Ao mesmo tempo em que a mídia esquece o ditador, ela tenta fazer colar a imagem de falta de autonomia da candidatura de Ollanta Humala, mostrando Hugo Chávez à sua sombra.
Hugo Chávez
Não é de hoje que isso acontece. Desde que o atual presidente, Alan García, assumiu, a mídia tem incentivado a campanha contra Chávez, comenta Ugarteche, assegurando que se trata de uma jogada política para diferenciar o governo “democrático” de García do “não democrático” do venezuelano, com o objetivo de polarizar a América do Sul e separar o Peru e a Colômbia de uma dinâmica política regional que está em curso.
O peculiar, acredita o economista, é que essa campanha não é acidental, pois estaria orquestrada pela direita venezuelana, que estaria assessorando Keiko Fujimori. Paradoxalmente, se o conceito que o imaginário midiático criou do “ditador” Hugo Chávez encontra paralelo em algum peruano, este seria Alberto Fujimori.
Ugarteche agrega que o Peru possui traumas das guerras contra Equador e Chile, das perdas ocasionadas pela inflação e das reformas de Juan Velasco Alvarado [presidente do autodenominado Governo Revolucionário das Forças Armadas, entre 1968 e 1975].

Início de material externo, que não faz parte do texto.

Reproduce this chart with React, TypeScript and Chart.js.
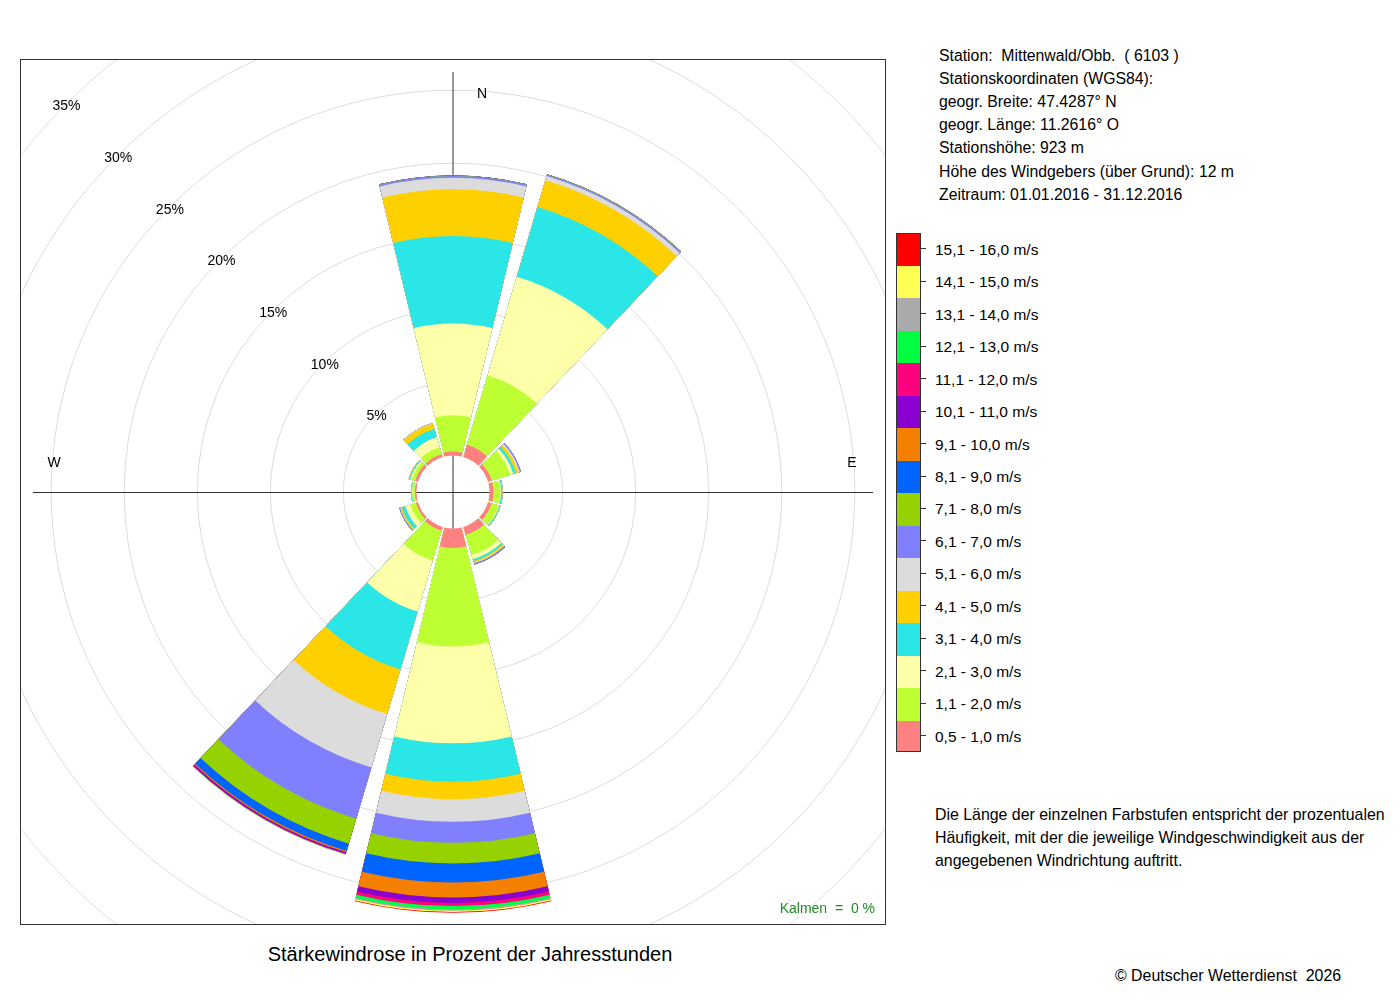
import React, { useEffect, useRef } from 'react';
import { Chart, registerables } from 'chart.js';

Chart.register(...registerables);

// Directions (sector centres N, 30°, 60° ... 330°)
const directions = ['N', 'NNO', 'ONO', 'O', 'OSO', 'SSO', 'S', 'SSW', 'WSW', 'W', 'WNW', 'NNW'];

// Speed classes (bottom to top of each sector)
const speedClasses = [
  '0,5 - 1,0 m/s', '1,1 - 2,0 m/s', '2,1 - 3,0 m/s', '3,1 - 4,0 m/s',
  '4,1 - 5,0 m/s', '5,1 - 6,0 m/s', '6,1 - 7,0 m/s', '7,1 - 8,0 m/s',
  '8,1 - 9,0 m/s', '9,1 - 10,0 m/s', '10,1 - 11,0 m/s', '11,1 - 12,0 m/s',
  '12,1 - 13,0 m/s', '13,1 - 14,0 m/s', '14,1 - 15,0 m/s', '15,1 - 16,0 m/s',
];
const classColors = [
  '#FF8080', '#BEFF33', '#FFFFAA', '#2AE6E6', '#FFD000', '#DCDCDC', '#8080FF', '#96D200',
  '#0064FF', '#F58000', '#8A00D0', '#FF007F', '#00FF40', '#AAAAAA', '#FFFF55', '#FF0000',
];

// Frequency in % of yearly hours per class, by direction (N ... NNW)
const s05_10 = [0.27, 0.88, 0.26, 0.27, 0.25, 0.57, 1.34, 0.27, 0.15, 0.10, 0.20, 0.20];
const s11_20 = [2.49, 4.96, 1.32, 0.45, 0.50, 1.43, 6.74, 2.13, 0.40, 0.17, 0.25, 0.50];
const s21_30 = [6.28, 7.02, 0.23, 0.06, 0.05, 0.30, 6.62, 3.63, 0.35, 0.03, 0.10, 0.70];
const s31_40 = [5.98, 4.99, 0.18, 0.08, 0.06, 0.13, 2.63, 4.14, 0.25, 0.05, 0.07, 0.60];
const s41_50 = [3.20, 1.90, 0.18, 0.03, 0.02, 0.11, 1.20, 3.17, 0.10, 0.02, 0.04, 0.38];
const s51_60 = [0.79, 0.30, 0.11, 0.01, 0.00, 0.05, 1.54, 3.82, 0.03, 0.00, 0.00, 0.04];
const s61_70 = [0.12, 0.10, 0.07, 0.00, 0.00, 0.06, 1.44, 3.66, 0.05, 0.00, 0.00, 0.00];
const s71_80 = [0.02, 0.03, 0.00, 0.00, 0.00, 0.01, 1.41, 1.78, 0.00, 0.00, 0.00, 0.00];
const s81_90 = [0.01, 0.00, 0.00, 0.00, 0.00, 0.01, 1.30, 0.53, 0.00, 0.00, 0.00, 0.00];
const s91_100 = [0.00, 0.00, 0.00, 0.00, 0.00, 0.00, 1.03, 0.09, 0.00, 0.00, 0.00, 0.00];
const s101_110 = [0.00, 0.00, 0.00, 0.00, 0.00, 0.01, 0.37, 0.09, 0.00, 0.00, 0.00, 0.00];
const s111_120 = [0.00, 0.00, 0.00, 0.00, 0.00, 0.00, 0.22, 0.03, 0.00, 0.00, 0.00, 0.00];
const s121_130 = [0.00, 0.00, 0.00, 0.00, 0.00, 0.00, 0.21, 0.03, 0.00, 0.00, 0.00, 0.00];
const s131_140 = [0.00, 0.00, 0.00, 0.00, 0.00, 0.00, 0.11, 0.01, 0.00, 0.00, 0.00, 0.00];
const s141_150 = [0.00, 0.00, 0.00, 0.00, 0.00, 0.00, 0.09, 0.00, 0.00, 0.00, 0.00, 0.00];
const s151_160 = [0.00, 0.00, 0.00, 0.00, 0.00, 0.00, 0.05, 0.00, 0.00, 0.00, 0.00, 0.00];

const series = [
  s05_10, s11_20, s21_30, s31_40, s41_50, s51_60, s61_70, s71_80,
  s81_90, s91_100, s101_110, s111_120, s121_130, s131_140, s141_150, s151_160,
];

const ringTicks = [5, 10, 15, 20, 25, 30, 35];

const infoLines = [
  'Station:  Mittenwald/Obb.  ( 6103 )',
  'Stationskoordinaten (WGS84):',
  'geogr. Breite: 47.4287° N',
  'geogr. Länge: 11.2616° O',
  'Stationshöhe: 923 m',
  'Höhe des Windgebers (über Grund): 12 m',
  'Zeitraum: 01.01.2016 - 31.12.2016',
];
const noteLines = [
  'Die Länge der einzelnen Farbstufen entspricht der prozentualen',
  'Häufigkeit, mit der die jeweilige Windgeschwindigkeit aus der',
  'angegebenen Windrichtung auftritt.',
];

const SECTOR_DEG = 27;
const GAP_DEG = 3;
const R_MIN = -2.5;
const R_MAX = 40;
const CANVAS = 1242;
const AXIS_LEN = 420;
const FONT = "'Liberation Sans', Arial, Helvetica, sans-serif";

const decorPlugin = {
  id: 'decor',
  beforeDatasetsDraw(chart: any) {
    const s = chart.scales.r;
    const ctx = chart.ctx;
    const cx = s.xCenter;
    const cy = s.yCenter;
    ctx.save();
    ctx.strokeStyle = '#333';
    ctx.lineWidth = 1;
    ctx.beginPath();
    ctx.moveTo(cx, cy - AXIS_LEN);
    ctx.lineTo(cx, cy + AXIS_LEN);
    ctx.moveTo(cx - AXIS_LEN, cy + 0.5);
    ctx.lineTo(cx + AXIS_LEN, cy + 0.5);
    ctx.stroke();
    ctx.restore();
  },
  afterDatasetsDraw(chart: any) {
    const s = chart.scales.r;
    const ctx = chart.ctx;
    const cx = s.xCenter;
    const cy = s.yCenter;
    const hole = s.getDistanceFromCenterForValue(0);
    ctx.save();
    ctx.fillStyle = '#ffffff';
    ctx.beginPath();
    ctx.arc(cx, cy, hole, 0, Math.PI * 2);
    ctx.fill();
    ctx.strokeStyle = '#333';
    ctx.lineWidth = 1;
    ctx.beginPath();
    ctx.moveTo(cx, cy - hole);
    ctx.lineTo(cx, cy + hole);
    ctx.moveTo(cx - hole, cy + 0.5);
    ctx.lineTo(cx + hole, cy + 0.5);
    ctx.stroke();

    ctx.fillStyle = '#000';
    ctx.font = `14px ${FONT}`;
    ctx.textAlign = 'center';
    ctx.textBaseline = 'middle';
    ringTicks.forEach((t) => {
      const r = s.getDistanceFromCenterForValue(t) / Math.SQRT2;
      ctx.fillText(`${t}%`, cx - r + 1, cy - r + 2);
    });
    ctx.fillText('N', cx + 29, cy - 398);
    ctx.fillText('W', cx - 399, cy - 29);
    ctx.fillText('E', cx + 399, cy - 29);
    ctx.restore();
  },
};

function WindRose() {
  const ref = useRef<HTMLCanvasElement | null>(null);
  useEffect(() => {
    if (!ref.current) return;
    const cum = series.map((_, k) =>
      directions.map((__, d) => series.slice(0, k + 1).reduce((a, sr) => a + sr[d], 0)),
    );
    const labels = directions.flatMap((d) => [d, '']);
    const angles = directions.flatMap(() => [SECTOR_DEG, GAP_DEG]);
    const datasets = cum.map((vals, k) => ({
      label: speedClasses[k],
      data: vals.flatMap((v) => [v, 0]),
      backgroundColor: vals.flatMap(() => [classColors[k], 'rgba(0,0,0,0)']),
      borderWidth: 0,
      angle: angles,
    }));
    const chart = new Chart(ref.current, {
      type: 'polarArea',
      data: { labels, datasets } as any,
      options: {
        responsive: false,
        animation: false,
        events: [],
        layout: { padding: 0 },
        plugins: { legend: { display: false }, tooltip: { enabled: false } },
        scales: {
          r: {
            min: R_MIN,
            max: R_MAX,
            startAngle: -SECTOR_DEG / 2,
            ticks: { display: false, stepSize: 5 },
            grid: {
              color: (c: any) => (c.tick && c.tick.value > 0 ? '#dcdcdc' : 'rgba(0,0,0,0)'),
              lineWidth: 1,
            },
            angleLines: { display: false },
            pointLabels: { display: false },
          },
        },
      } as any,
      plugins: [decorPlugin],
    });
    return () => chart.destroy();
  }, []);
  return (
    <canvas
      ref={ref}
      width={CANVAS}
      height={CANVAS}
      style={{ position: 'absolute', left: -189, top: -189, width: CANVAS, height: CANVAS }}
    />
  );
}

export default function App() {
  const legendTop = 232.5;
  const boxH = 32.47;
  const legendItems = speedClasses.map((l, i) => ({ label: l, color: classColors[i] })).reverse();
  return (
    <div
      style={{
        position: 'absolute', left: 0, top: 0, width: 1400, height: 1000,
        background: '#fff', fontFamily: FONT, color: '#000', overflow: 'hidden',
      }}
    >
      <div
        style={{
          position: 'absolute', left: 20, top: 59, width: 866, height: 866,
          boxSizing: 'border-box', border: '1px solid #333', overflow: 'hidden',
        }}
      >
        <WindRose />
        <div
          style={{
            position: 'absolute', right: 10, top: 839, fontSize: 14, color: '#228B22',
            whiteSpace: 'pre', lineHeight: '18px',
          }}
        >
          {'Kalmen  =  0 %'}
        </div>
      </div>

      <div
        style={{
          position: 'absolute', left: 0, width: 940, top: 942, textAlign: 'center',
          fontSize: 20, lineHeight: '24px',
        }}
      >
        Stärkewindrose in Prozent der Jahresstunden
      </div>

      <div style={{ position: 'absolute', left: 939, top: 43.5, fontSize: 15.8, lineHeight: '23.2px', whiteSpace: 'pre' }}>
        {infoLines.map((l, i) => (
          <div key={i}>{l}</div>
        ))}
      </div>

      <div
        style={{
          position: 'absolute', left: 896, top: legendTop, width: 25, height: boxH * 16,
          boxSizing: 'border-box', border: '1px solid #333', overflow: 'hidden',
        }}
      >
        {legendItems.map((it, i) => (
          <div key={i} style={{ height: boxH, background: it.color }} />
        ))}
      </div>
      {legendItems.map((it, i) => (
        <React.Fragment key={i}>
          <div
            style={{
              position: 'absolute', left: 921, top: legendTop + boxH * (i + 0.5) - 0.5,
              width: 5, height: 1, background: '#333',
            }}
          />
          <div
            style={{
              position: 'absolute', left: 935, top: legendTop + boxH * (i + 0.5) - 9,
              fontSize: 15.5, lineHeight: '20px', whiteSpace: 'pre',
            }}
          >
            {it.label}
          </div>
        </React.Fragment>
      ))}

      <div style={{ position: 'absolute', left: 935, top: 802.5, fontSize: 15.9, lineHeight: '23px', whiteSpace: 'pre' }}>
        {noteLines.map((l, i) => (
          <div key={i}>{l}</div>
        ))}
      </div>

      <div style={{ position: 'absolute', left: 1115, top: 966, fontSize: 15.9, lineHeight: '20px', whiteSpace: 'pre' }}>
        {'© Deutscher Wetterdienst  2026'}
      </div>
    </div>
  );
}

Segundo ele, cada vez que tais reformas, como a agrária e nacionalizações, são trazidas à pauta, a elite se mobiliza, temendo que a história se repita. A estratégia de associar Humala a Chávez seria a tentativa de colar no primeiro a ideia de perda (de privilégios).
Apesar dos traumas, o plano de governo de Humala se orienta para a distribuição de renda, geração de emprego e regulação dos recursos para a formação de um setor industrial produtivo que enfrente o grande setor financeiro-minerador, representado por Pedro Pablo Kuczynski e Keiko Fujimori.